→ Problem requirements
Every entry below should be repeated exactly; the pictures should not.

→ Given records
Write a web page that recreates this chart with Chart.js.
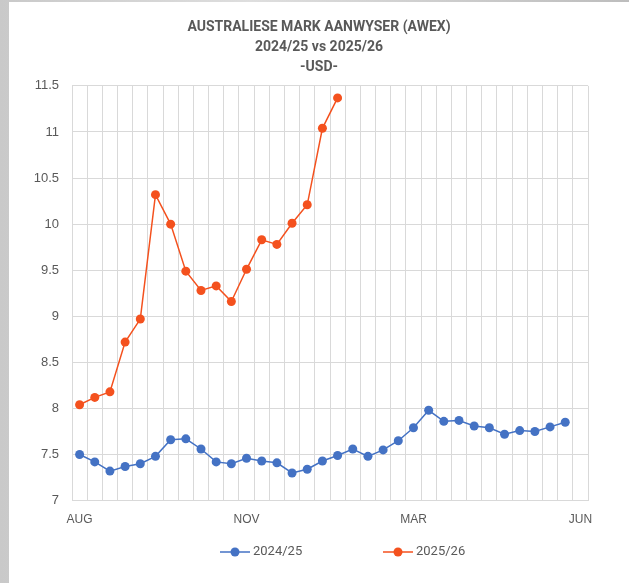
<!DOCTYPE html>
<html>
<head>
<meta charset="utf-8">
<script src="https://cdn.jsdelivr.net/npm/chart.js@4.4.1/dist/chart.umd.min.js"></script>
<style>
  html, body { margin: 0; padding: 0; }
  body {
    width: 629px; height: 583px; overflow: hidden;
    background: linear-gradient(90deg, #c9c9c9, #dedede 40%, #bdbdbd);
  }
  #panel {
    position: absolute; left: 9px; top: 2px; width: 620px; height: 581px;
    background: #fff;
  }
</style>
</head>
<body>
<div id="panel"><canvas id="awex" width="620" height="581"></canvas></div>
<script>
// x axis: 34 weekly slots, a label every 11th slot
const tickLabels = ['AUG', 'NOV', 'MAR', 'JUN'];
const slotCount = 34;
const labelStep = 11;

const season1Label = '2024/25';
const season1 = [7.50, 7.42, 7.32, 7.37, 7.40, 7.48, 7.66, 7.67, 7.56, 7.42,
                 7.40, 7.46, 7.43, 7.41, 7.30, 7.34, 7.43, 7.49, 7.56, 7.48,
                 7.55, 7.65, 7.79, 7.98, 7.86, 7.87, 7.81, 7.79, 7.72, 7.76,
                 7.75, 7.80, 7.85];

const season2Label = '2025/26';
const season2 = [8.04, 8.12, 8.18, 8.72, 8.97, 10.32, 10.00, 9.49, 9.28, 9.33,
                 9.16, 9.51, 9.83, 9.78, 10.01, 10.21, 11.04, 11.37];

const blue = '#4472C4';
const red = '#F4511E';
const textGrey = '#595959';
const gridGrey = '#D9D9D9';

const categories = [];
for (let i = 0; i < slotCount; i++) {
    categories.push(i % labelStep === 0 ? tickLabels[i / labelStep] : '');
}

// legend drawn under the plot: short line with a dot, then the season name
const lineLegend = {
    id: 'lineLegend',
    afterDraw(chart) {
        const ctx = chart.ctx;
        const y = 550;
        const starts = [211, 374];
        ctx.save();
        ctx.font = '13px Roboto';
        ctx.textBaseline = 'middle';
        chart.data.datasets.forEach((ds, i) => {
            const x = starts[i];
            ctx.strokeStyle = ds.borderColor;
            ctx.lineWidth = 1.5;
            ctx.beginPath();
            ctx.moveTo(x, y);
            ctx.lineTo(x + 30, y);
            ctx.stroke();
            ctx.fillStyle = ds.borderColor;
            ctx.beginPath();
            ctx.arc(x + 15, y, 4.5, 0, Math.PI * 2);
            ctx.fill();
            ctx.fillStyle = textGrey;
            ctx.fillText(ds.label, x + 33, y);
        });
        ctx.restore();
    }
};

new Chart(document.getElementById('awex'), {
    type: 'line',
    data: {
        labels: categories,
        datasets: [{
            label: season1Label,
            data: season1,
            borderColor: blue,
            backgroundColor: blue,
            borderWidth: 1.5,
            pointRadius: 4.5,
            pointBorderWidth: 0,
            tension: 0
        }, {
            label: season2Label,
            data: season2,
            borderColor: red,
            backgroundColor: red,
            borderWidth: 1.5,
            pointRadius: 4.5,
            pointBorderWidth: 0,
            tension: 0
        }]
    },
    plugins: [lineLegend],
    options: {
        responsive: false,
        animation: false,
        layout: { padding: { left: 0, right: 0, top: 15, bottom: 44 } },
        scales: {
            x: {
                offset: true,
                grid: { offset: true, color: gridGrey, drawTicks: false },
                border: { color: gridGrey },
                ticks: {
                    autoSkip: false,
                    maxRotation: 0,
                    padding: 12,
                    color: textGrey,
                    font: { family: 'Liberation Sans', size: 12 }
                }
            },
            y: {
                min: 7,
                max: 11.5,
                afterFit: (scale) => { scale.width = 63; },
                grid: { color: gridGrey, drawTicks: false },
                border: { color: gridGrey },
                ticks: {
                    stepSize: 0.5,
                    padding: 13,
                    color: textGrey,
                    font: { family: 'Liberation Sans', size: 13 },
                    callback: (v) => String(v)
                }
            },
            // empty right-hand margin so the title stays centred on the panel
            spacer: {
                type: 'linear',
                position: 'right',
                afterFit: (scale) => { scale.width = 41; },
                grid: { display: false },
                border: { display: false },
                ticks: { display: false }
            }
        },
        plugins: {
            title: {
                display: true,
                text: ['AUSTRALIESE MARK AANWYSER (AWEX)', '2024/25 vs 2025/26', '-USD-'],
                color: textGrey,
                font: { family: 'Roboto', size: 14, weight: 'bold', lineHeight: 1.45 },
                padding: { top: 0, bottom: 8 }
            },
            legend: { display: false },
            tooltip: { enabled: false }
        }
    }
});
</script>
</body>
</html>
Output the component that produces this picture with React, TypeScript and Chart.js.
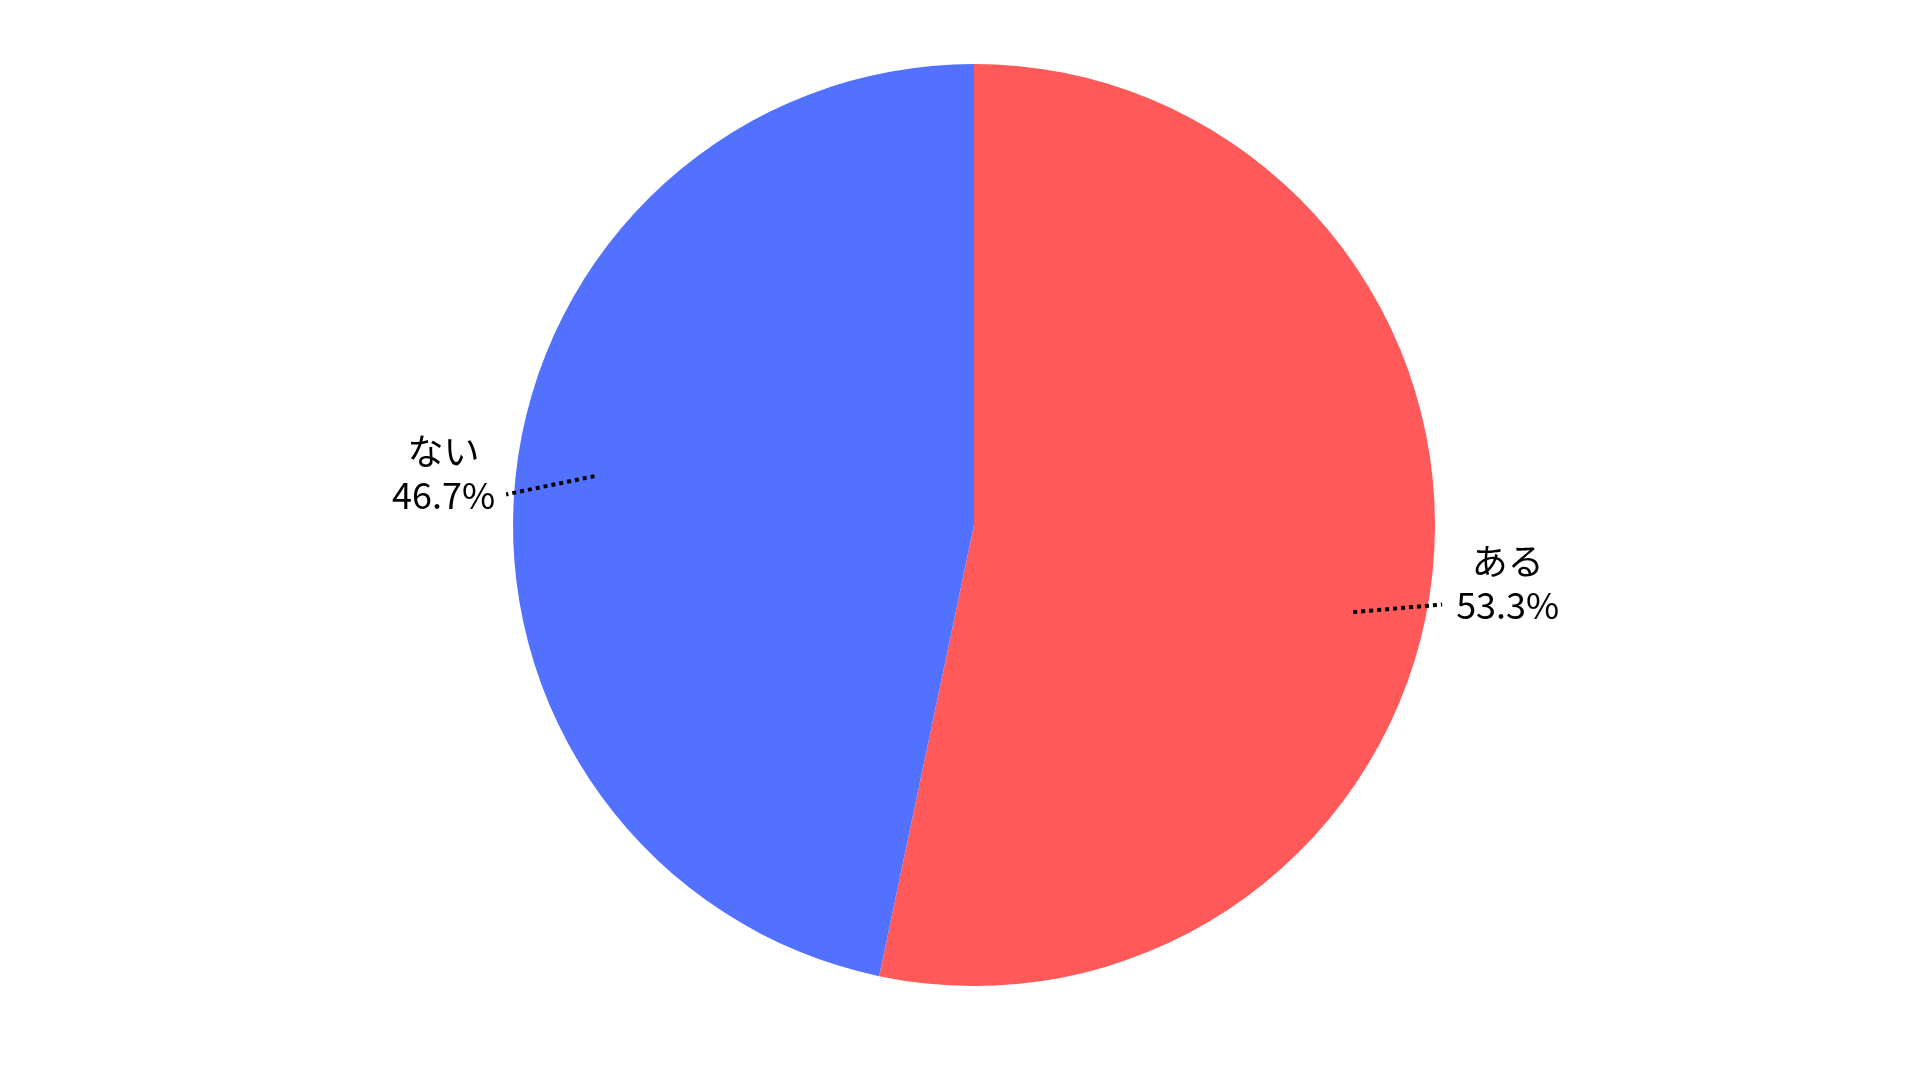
import React, { useEffect, useRef } from "react";
import { Chart, registerables } from "chart.js";

Chart.register(...registerables);

const categories = ["ある", "ない"];
const values = [53.3, 46.7];
const colors = ["#FF5959", "#5271FF"];

const leaderPlugin = {
  id: "leaderLabels",
  afterDatasetsDraw(chart: any) {
    const ctx = chart.ctx;
    const meta = chart.getDatasetMeta(0);
    const total = values.reduce((a, b) => a + b, 0);
    meta.data.forEach((arc: any, i: number) => {
      const { x, y, startAngle, endAngle, outerRadius } = arc.getProps(
        ["x", "y", "startAngle", "endAngle", "outerRadius"],
        true
      );
      const mid = (startAngle + endAngle) / 2;
      const right = Math.cos(mid) >= 0;
      const dIn = ((right ? 7 : 1.4) * Math.PI) / 180;
      const dOut = ((right ? 3.7 : -2.2) * Math.PI) / 180;
      const aIn = mid + dIn;
      const aOut = mid + dOut;
      const rIn = outerRadius * (right ? 0.844 : 0.83);
      const rOut = outerRadius * (right ? 1.03 : 1.017);
      const x1 = x + Math.cos(aIn) * rIn;
      const y1 = y + Math.sin(aIn) * rIn;
      const x2 = x + Math.cos(aOut) * rOut;
      const y2 = y + Math.sin(aOut) * rOut;
      ctx.save();
      ctx.strokeStyle = "#000";
      ctx.lineWidth = 4;
      ctx.setLineDash([4, 4]);
      ctx.beginPath();
      ctx.moveTo(x1, y1);
      ctx.lineTo(x2, y2);
      ctx.stroke();
      ctx.setLineDash([]);
      ctx.font = '36px "Noto Sans CJK JP"';
      ctx.fillStyle = "#000";
      ctx.textBaseline = "middle";
      ctx.textAlign = "center";
      const pct = ((values[i] / total) * 100).toFixed(1) + "%";
      const w = Math.max(ctx.measureText(pct).width, ctx.measureText(categories[i]).width);
      const cx = right ? x2 + 14 + w / 2 : x2 - 11 - w / 2;
      ctx.fillText(categories[i], cx, y2 - 43);
      ctx.fillText(pct, cx, y2 + 1);
      ctx.restore();
    });
  },
};

export default function App() {
  const ref = useRef<HTMLCanvasElement>(null);
  useEffect(() => {
    document.body.style.margin = "0";
    const chart = new Chart(ref.current!, {
      type: "pie",
      data: {
        labels: categories,
        datasets: [
          {
            data: values,
            backgroundColor: colors,
            borderWidth: 0,
          },
        ],
      },
      options: {
        animation: false,
        responsive: false,
        layout: { padding: { top: 64, bottom: 94, left: 28, right: 0 } },
        plugins: {
          legend: { display: false },
          tooltip: { enabled: false },
        },
      },
      plugins: [leaderPlugin],
    });
    return () => chart.destroy();
  }, []);
  return (
    <div style={{ position: "absolute", left: 0, top: 0, width: 1920, height: 1080, background: "#fff" }}>
      <canvas ref={ref} width={1920} height={1080} style={{ width: 1920, height: 1080 }} />
    </div>
  );
}
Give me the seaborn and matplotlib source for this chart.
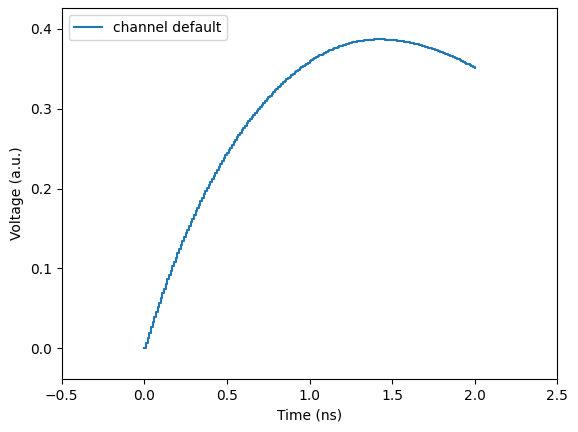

→ Answer to the task
Write a web page that recreates this chart with Chart.js.
<!DOCTYPE html>
<html>
<head>
<meta charset="utf-8">
<script src="https://cdn.jsdelivr.net/npm/chart.js@4.4.1/dist/chart.umd.min.js"></script>
<style>
  html, body { margin: 0; padding: 0; }
  body {
    width: 629px; height: 583px; overflow: hidden;
    background: linear-gradient(90deg, #c9c9c9, #dedede 40%, #bdbdbd);
  }
  #panel {
    position: absolute; left: 9px; top: 2px; width: 620px; height: 581px;
    background: #fff;
  }
</style>
</head>
<body>
<div id="panel"><canvas id="awex" width="620" height="581"></canvas></div>
<script>
// x axis: 34 weekly slots, a label every 11th slot
const tickLabels = ['AUG', 'NOV', 'MAR', 'JUN'];
const slotCount = 34;
const labelStep = 11;

const season1Label = '2024/25';
const season1 = [7.50, 7.42, 7.32, 7.37, 7.40, 7.48, 7.66, 7.67, 7.56, 7.42,
                 7.40, 7.46, 7.43, 7.41, 7.30, 7.34, 7.43, 7.49, 7.56, 7.48,
                 7.55, 7.65, 7.79, 7.98, 7.86, 7.87, 7.81, 7.79, 7.72, 7.76,
                 7.75, 7.80, 7.85];

const season2Label = '2025/26';
const season2 = [8.04, 8.12, 8.18, 8.72, 8.97, 10.32, 10.00, 9.49, 9.28, 9.33,
                 9.16, 9.51, 9.83, 9.78, 10.01, 10.21, 11.04, 11.37];

const blue = '#4472C4';
const red = '#F4511E';
const textGrey = '#595959';
const gridGrey = '#D9D9D9';

const categories = [];
for (let i = 0; i < slotCount; i++) {
    categories.push(i % labelStep === 0 ? tickLabels[i / labelStep] : '');
}

// legend drawn under the plot: short line with a dot, then the season name
const lineLegend = {
    id: 'lineLegend',
    afterDraw(chart) {
        const ctx = chart.ctx;
        const y = 550;
        const starts = [211, 374];
        ctx.save();
        ctx.font = '13px Roboto';
        ctx.textBaseline = 'middle';
        chart.data.datasets.forEach((ds, i) => {
            const x = starts[i];
            ctx.strokeStyle = ds.borderColor;
            ctx.lineWidth = 1.5;
            ctx.beginPath();
            ctx.moveTo(x, y);
            ctx.lineTo(x + 30, y);
            ctx.stroke();
            ctx.fillStyle = ds.borderColor;
            ctx.beginPath();
            ctx.arc(x + 15, y, 4.5, 0, Math.PI * 2);
            ctx.fill();
            ctx.fillStyle = textGrey;
            ctx.fillText(ds.label, x + 33, y);
        });
        ctx.restore();
    }
};

new Chart(document.getElementById('awex'), {
    type: 'line',
    data: {
        labels: categories,
        datasets: [{
            label: season1Label,
            data: season1,
            borderColor: blue,
            backgroundColor: blue,
            borderWidth: 1.5,
            pointRadius: 4.5,
            pointBorderWidth: 0,
            tension: 0
        }, {
            label: season2Label,
            data: season2,
            borderColor: red,
            backgroundColor: red,
            borderWidth: 1.5,
            pointRadius: 4.5,
            pointBorderWidth: 0,
            tension: 0
        }]
    },
    plugins: [lineLegend],
    options: {
        responsive: false,
        animation: false,
        layout: { padding: { left: 0, right: 0, top: 15, bottom: 44 } },
        scales: {
            x: {
                offset: true,
                grid: { offset: true, color: gridGrey, drawTicks: false },
                border: { color: gridGrey },
                ticks: {
                    autoSkip: false,
                    maxRotation: 0,
                    padding: 12,
                    color: textGrey,
                    font: { family: 'Liberation Sans', size: 12 }
                }
            },
            y: {
                min: 7,
                max: 11.5,
                afterFit: (scale) => { scale.width = 63; },
                grid: { color: gridGrey, drawTicks: false },
                border: { color: gridGrey },
                ticks: {
                    stepSize: 0.5,
                    padding: 13,
                    color: textGrey,
                    font: { family: 'Liberation Sans', size: 13 },
                    callback: (v) => String(v)
                }
            },
            // empty right-hand margin so the title stays centred on the panel
            spacer: {
                type: 'linear',
                position: 'right',
                afterFit: (scale) => { scale.width = 41; },
                grid: { display: false },
                border: { display: false },
                ticks: { display: false }
            }
        },
        plugins: {
            title: {
                display: true,
                text: ['AUSTRALIESE MARK AANWYSER (AWEX)', '2024/25 vs 2025/26', '-USD-'],
                color: textGrey,
                font: { family: 'Roboto', size: 14, weight: 'bold', lineHeight: 1.45 },
                padding: { top: 0, bottom: 8 }
            },
            legend: { display: false },
            tooltip: { enabled: false }
        }
    }
});
</script>
</body>
</html>
Output the component that produces this picture with React, TypeScript and Chart.js.
import React, { useEffect, useRef } from "react";
import { Chart, registerables } from "chart.js";

Chart.register(...registerables);

const categories = ["ある", "ない"];
const values = [53.3, 46.7];
const colors = ["#FF5959", "#5271FF"];

const leaderPlugin = {
  id: "leaderLabels",
  afterDatasetsDraw(chart: any) {
    const ctx = chart.ctx;
    const meta = chart.getDatasetMeta(0);
    const total = values.reduce((a, b) => a + b, 0);
    meta.data.forEach((arc: any, i: number) => {
      const { x, y, startAngle, endAngle, outerRadius } = arc.getProps(
        ["x", "y", "startAngle", "endAngle", "outerRadius"],
        true
      );
      const mid = (startAngle + endAngle) / 2;
      const right = Math.cos(mid) >= 0;
      const dIn = ((right ? 7 : 1.4) * Math.PI) / 180;
      const dOut = ((right ? 3.7 : -2.2) * Math.PI) / 180;
      const aIn = mid + dIn;
      const aOut = mid + dOut;
      const rIn = outerRadius * (right ? 0.844 : 0.83);
      const rOut = outerRadius * (right ? 1.03 : 1.017);
      const x1 = x + Math.cos(aIn) * rIn;
      const y1 = y + Math.sin(aIn) * rIn;
      const x2 = x + Math.cos(aOut) * rOut;
      const y2 = y + Math.sin(aOut) * rOut;
      ctx.save();
      ctx.strokeStyle = "#000";
      ctx.lineWidth = 4;
      ctx.setLineDash([4, 4]);
      ctx.beginPath();
      ctx.moveTo(x1, y1);
      ctx.lineTo(x2, y2);
      ctx.stroke();
      ctx.setLineDash([]);
      ctx.font = '36px "Noto Sans CJK JP"';
      ctx.fillStyle = "#000";
      ctx.textBaseline = "middle";
      ctx.textAlign = "center";
      const pct = ((values[i] / total) * 100).toFixed(1) + "%";
      const w = Math.max(ctx.measureText(pct).width, ctx.measureText(categories[i]).width);
      const cx = right ? x2 + 14 + w / 2 : x2 - 11 - w / 2;
      ctx.fillText(categories[i], cx, y2 - 43);
      ctx.fillText(pct, cx, y2 + 1);
      ctx.restore();
    });
  },
};

export default function App() {
  const ref = useRef<HTMLCanvasElement>(null);
  useEffect(() => {
    document.body.style.margin = "0";
    const chart = new Chart(ref.current!, {
      type: "pie",
      data: {
        labels: categories,
        datasets: [
          {
            data: values,
            backgroundColor: colors,
            borderWidth: 0,
          },
        ],
      },
      options: {
        animation: false,
        responsive: false,
        layout: { padding: { top: 64, bottom: 94, left: 28, right: 0 } },
        plugins: {
          legend: { display: false },
          tooltip: { enabled: false },
        },
      },
      plugins: [leaderPlugin],
    });
    return () => chart.destroy();
  }, []);
  return (
    <div style={{ position: "absolute", left: 0, top: 0, width: 1920, height: 1080, background: "#fff" }}>
      <canvas ref={ref} width={1920} height={1080} style={{ width: 1920, height: 1080 }} />
    </div>
  );
}
Give me the seaborn and matplotlib source for this chart.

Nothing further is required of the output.